Task prompt: The listing below should be printed exactly, every line of it. Skip the pictures.

Dataset excerpt:
====

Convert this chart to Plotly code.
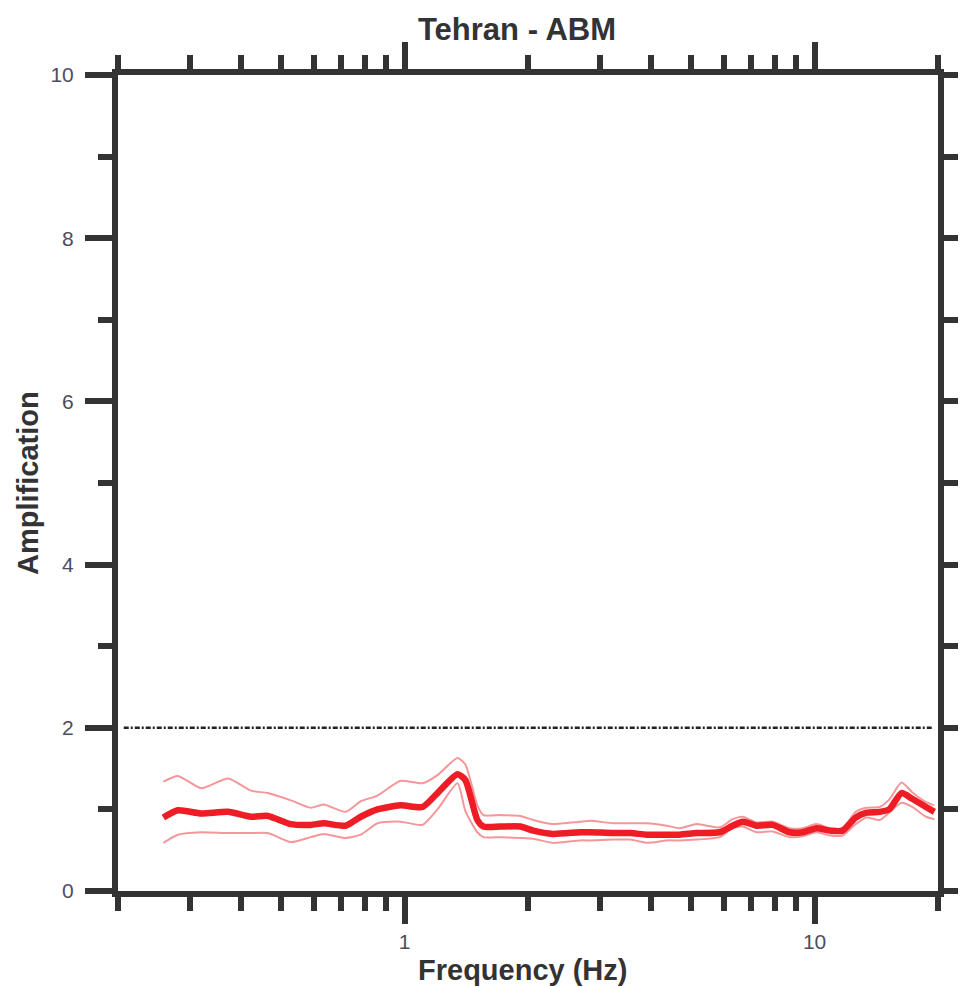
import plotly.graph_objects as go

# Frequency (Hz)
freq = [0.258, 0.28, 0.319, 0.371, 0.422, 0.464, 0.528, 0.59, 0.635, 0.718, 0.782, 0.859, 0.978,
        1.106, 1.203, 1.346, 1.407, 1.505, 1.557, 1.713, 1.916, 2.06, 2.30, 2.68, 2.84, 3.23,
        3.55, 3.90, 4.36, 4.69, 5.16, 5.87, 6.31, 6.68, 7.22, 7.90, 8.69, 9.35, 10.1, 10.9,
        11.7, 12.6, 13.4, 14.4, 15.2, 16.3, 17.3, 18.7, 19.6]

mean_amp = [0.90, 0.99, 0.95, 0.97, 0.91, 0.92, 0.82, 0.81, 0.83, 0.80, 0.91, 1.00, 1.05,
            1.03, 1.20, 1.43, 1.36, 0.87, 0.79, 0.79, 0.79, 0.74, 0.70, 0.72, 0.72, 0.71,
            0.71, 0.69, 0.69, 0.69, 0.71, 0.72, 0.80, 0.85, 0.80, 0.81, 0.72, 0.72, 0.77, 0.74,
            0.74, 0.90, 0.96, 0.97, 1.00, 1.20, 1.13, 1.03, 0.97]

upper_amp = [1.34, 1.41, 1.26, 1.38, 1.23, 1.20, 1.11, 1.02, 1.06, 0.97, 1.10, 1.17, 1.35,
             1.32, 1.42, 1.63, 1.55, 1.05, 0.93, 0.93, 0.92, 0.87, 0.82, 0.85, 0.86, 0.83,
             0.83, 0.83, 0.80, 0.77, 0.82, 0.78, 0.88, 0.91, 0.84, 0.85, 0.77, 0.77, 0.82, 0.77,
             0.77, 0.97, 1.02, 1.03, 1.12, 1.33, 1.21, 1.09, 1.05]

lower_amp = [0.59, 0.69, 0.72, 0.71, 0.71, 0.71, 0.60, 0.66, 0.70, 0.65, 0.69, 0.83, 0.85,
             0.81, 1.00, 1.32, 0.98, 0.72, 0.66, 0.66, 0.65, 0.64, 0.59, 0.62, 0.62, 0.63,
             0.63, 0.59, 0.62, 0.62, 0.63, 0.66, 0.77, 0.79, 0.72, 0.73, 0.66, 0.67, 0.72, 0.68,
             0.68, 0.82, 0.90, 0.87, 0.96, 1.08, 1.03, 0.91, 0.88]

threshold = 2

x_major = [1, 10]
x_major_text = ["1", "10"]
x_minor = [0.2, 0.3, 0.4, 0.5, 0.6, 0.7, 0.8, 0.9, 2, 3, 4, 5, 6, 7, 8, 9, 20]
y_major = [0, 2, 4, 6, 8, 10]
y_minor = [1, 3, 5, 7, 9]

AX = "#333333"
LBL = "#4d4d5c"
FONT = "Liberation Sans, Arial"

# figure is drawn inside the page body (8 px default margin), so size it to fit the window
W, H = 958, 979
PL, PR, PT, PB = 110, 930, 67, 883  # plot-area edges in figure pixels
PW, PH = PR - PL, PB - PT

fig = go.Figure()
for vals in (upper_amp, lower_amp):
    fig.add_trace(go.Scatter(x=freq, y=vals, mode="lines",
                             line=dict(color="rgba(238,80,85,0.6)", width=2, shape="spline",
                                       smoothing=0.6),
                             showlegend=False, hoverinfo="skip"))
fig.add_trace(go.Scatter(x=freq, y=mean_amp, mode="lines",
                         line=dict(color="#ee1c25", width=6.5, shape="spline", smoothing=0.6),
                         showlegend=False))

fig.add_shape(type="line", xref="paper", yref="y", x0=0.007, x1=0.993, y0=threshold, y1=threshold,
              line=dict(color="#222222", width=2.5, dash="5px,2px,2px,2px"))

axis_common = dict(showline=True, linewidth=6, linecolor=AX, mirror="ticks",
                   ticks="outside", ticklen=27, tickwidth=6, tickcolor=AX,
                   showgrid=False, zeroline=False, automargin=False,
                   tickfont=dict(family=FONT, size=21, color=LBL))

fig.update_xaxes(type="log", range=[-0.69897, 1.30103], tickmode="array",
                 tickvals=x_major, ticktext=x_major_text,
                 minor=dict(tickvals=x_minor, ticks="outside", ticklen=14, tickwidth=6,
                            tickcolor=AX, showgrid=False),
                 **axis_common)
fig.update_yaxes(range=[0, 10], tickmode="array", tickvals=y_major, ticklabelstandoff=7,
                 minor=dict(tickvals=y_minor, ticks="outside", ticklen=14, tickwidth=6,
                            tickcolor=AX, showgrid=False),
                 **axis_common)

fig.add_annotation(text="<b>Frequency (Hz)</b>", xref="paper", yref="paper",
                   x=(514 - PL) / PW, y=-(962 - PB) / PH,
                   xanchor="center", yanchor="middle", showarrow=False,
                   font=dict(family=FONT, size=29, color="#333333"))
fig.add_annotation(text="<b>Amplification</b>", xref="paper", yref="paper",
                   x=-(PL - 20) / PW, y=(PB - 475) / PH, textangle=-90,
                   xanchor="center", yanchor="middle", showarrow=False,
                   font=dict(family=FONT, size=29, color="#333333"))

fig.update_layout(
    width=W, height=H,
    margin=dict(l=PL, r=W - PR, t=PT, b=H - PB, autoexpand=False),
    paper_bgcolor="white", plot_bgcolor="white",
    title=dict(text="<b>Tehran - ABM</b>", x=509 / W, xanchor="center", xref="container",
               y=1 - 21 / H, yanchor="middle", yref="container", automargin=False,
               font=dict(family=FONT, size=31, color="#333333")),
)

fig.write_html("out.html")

====

Worked solution:
Convert this chart to Plotly code.
import plotly.graph_objects as go

# Frequency (Hz)
freq = [0.258, 0.28, 0.319, 0.371, 0.422, 0.464, 0.528, 0.59, 0.635, 0.718, 0.782, 0.859, 0.978,
        1.106, 1.203, 1.346, 1.407, 1.505, 1.557, 1.713, 1.916, 2.06, 2.30, 2.68, 2.84, 3.23,
        3.55, 3.90, 4.36, 4.69, 5.16, 5.87, 6.31, 6.68, 7.22, 7.90, 8.69, 9.35, 10.1, 10.9,
        11.7, 12.6, 13.4, 14.4, 15.2, 16.3, 17.3, 18.7, 19.6]

mean_amp = [0.90, 0.99, 0.95, 0.97, 0.91, 0.92, 0.82, 0.81, 0.83, 0.80, 0.91, 1.00, 1.05,
            1.03, 1.20, 1.43, 1.36, 0.87, 0.79, 0.79, 0.79, 0.74, 0.70, 0.72, 0.72, 0.71,
            0.71, 0.69, 0.69, 0.69, 0.71, 0.72, 0.80, 0.85, 0.80, 0.81, 0.72, 0.72, 0.77, 0.74,
            0.74, 0.90, 0.96, 0.97, 1.00, 1.20, 1.13, 1.03, 0.97]

upper_amp = [1.34, 1.41, 1.26, 1.38, 1.23, 1.20, 1.11, 1.02, 1.06, 0.97, 1.10, 1.17, 1.35,
             1.32, 1.42, 1.63, 1.55, 1.05, 0.93, 0.93, 0.92, 0.87, 0.82, 0.85, 0.86, 0.83,
             0.83, 0.83, 0.80, 0.77, 0.82, 0.78, 0.88, 0.91, 0.84, 0.85, 0.77, 0.77, 0.82, 0.77,
             0.77, 0.97, 1.02, 1.03, 1.12, 1.33, 1.21, 1.09, 1.05]

lower_amp = [0.59, 0.69, 0.72, 0.71, 0.71, 0.71, 0.60, 0.66, 0.70, 0.65, 0.69, 0.83, 0.85,
             0.81, 1.00, 1.32, 0.98, 0.72, 0.66, 0.66, 0.65, 0.64, 0.59, 0.62, 0.62, 0.63,
             0.63, 0.59, 0.62, 0.62, 0.63, 0.66, 0.77, 0.79, 0.72, 0.73, 0.66, 0.67, 0.72, 0.68,
             0.68, 0.82, 0.90, 0.87, 0.96, 1.08, 1.03, 0.91, 0.88]

threshold = 2

x_major = [1, 10]
x_major_text = ["1", "10"]
x_minor = [0.2, 0.3, 0.4, 0.5, 0.6, 0.7, 0.8, 0.9, 2, 3, 4, 5, 6, 7, 8, 9, 20]
y_major = [0, 2, 4, 6, 8, 10]
y_minor = [1, 3, 5, 7, 9]

AX = "#333333"
LBL = "#4d4d5c"
FONT = "Liberation Sans, Arial"

# figure is drawn inside the page body (8 px default margin), so size it to fit the window
W, H = 958, 979
PL, PR, PT, PB = 110, 930, 67, 883  # plot-area edges in figure pixels
PW, PH = PR - PL, PB - PT

fig = go.Figure()
for vals in (upper_amp, lower_amp):
    fig.add_trace(go.Scatter(x=freq, y=vals, mode="lines",
                             line=dict(color="rgba(238,80,85,0.6)", width=2, shape="spline",
                                       smoothing=0.6),
                             showlegend=False, hoverinfo="skip"))
fig.add_trace(go.Scatter(x=freq, y=mean_amp, mode="lines",
                         line=dict(color="#ee1c25", width=6.5, shape="spline", smoothing=0.6),
                         showlegend=False))

fig.add_shape(type="line", xref="paper", yref="y", x0=0.007, x1=0.993, y0=threshold, y1=threshold,
              line=dict(color="#222222", width=2.5, dash="5px,2px,2px,2px"))

axis_common = dict(showline=True, linewidth=6, linecolor=AX, mirror="ticks",
                   ticks="outside", ticklen=27, tickwidth=6, tickcolor=AX,
                   showgrid=False, zeroline=False, automargin=False,
                   tickfont=dict(family=FONT, size=21, color=LBL))

fig.update_xaxes(type="log", range=[-0.69897, 1.30103], tickmode="array",
                 tickvals=x_major, ticktext=x_major_text,
                 minor=dict(tickvals=x_minor, ticks="outside", ticklen=14, tickwidth=6,
                            tickcolor=AX, showgrid=False),
                 **axis_common)
fig.update_yaxes(range=[0, 10], tickmode="array", tickvals=y_major, ticklabelstandoff=7,
                 minor=dict(tickvals=y_minor, ticks="outside", ticklen=14, tickwidth=6,
                            tickcolor=AX, showgrid=False),
                 **axis_common)

fig.add_annotation(text="<b>Frequency (Hz)</b>", xref="paper", yref="paper",
                   x=(514 - PL) / PW, y=-(962 - PB) / PH,
                   xanchor="center", yanchor="middle", showarrow=False,
                   font=dict(family=FONT, size=29, color="#333333"))
fig.add_annotation(text="<b>Amplification</b>", xref="paper", yref="paper",
                   x=-(PL - 20) / PW, y=(PB - 475) / PH, textangle=-90,
                   xanchor="center", yanchor="middle", showarrow=False,
                   font=dict(family=FONT, size=29, color="#333333"))

fig.update_layout(
    width=W, height=H,
    margin=dict(l=PL, r=W - PR, t=PT, b=H - PB, autoexpand=False),
    paper_bgcolor="white", plot_bgcolor="white",
    title=dict(text="<b>Tehran - ABM</b>", x=509 / W, xanchor="center", xref="container",
               y=1 - 21 / H, yanchor="middle", yref="container", automargin=False,
               font=dict(family=FONT, size=31, color="#333333")),
)

fig.write_html("out.html")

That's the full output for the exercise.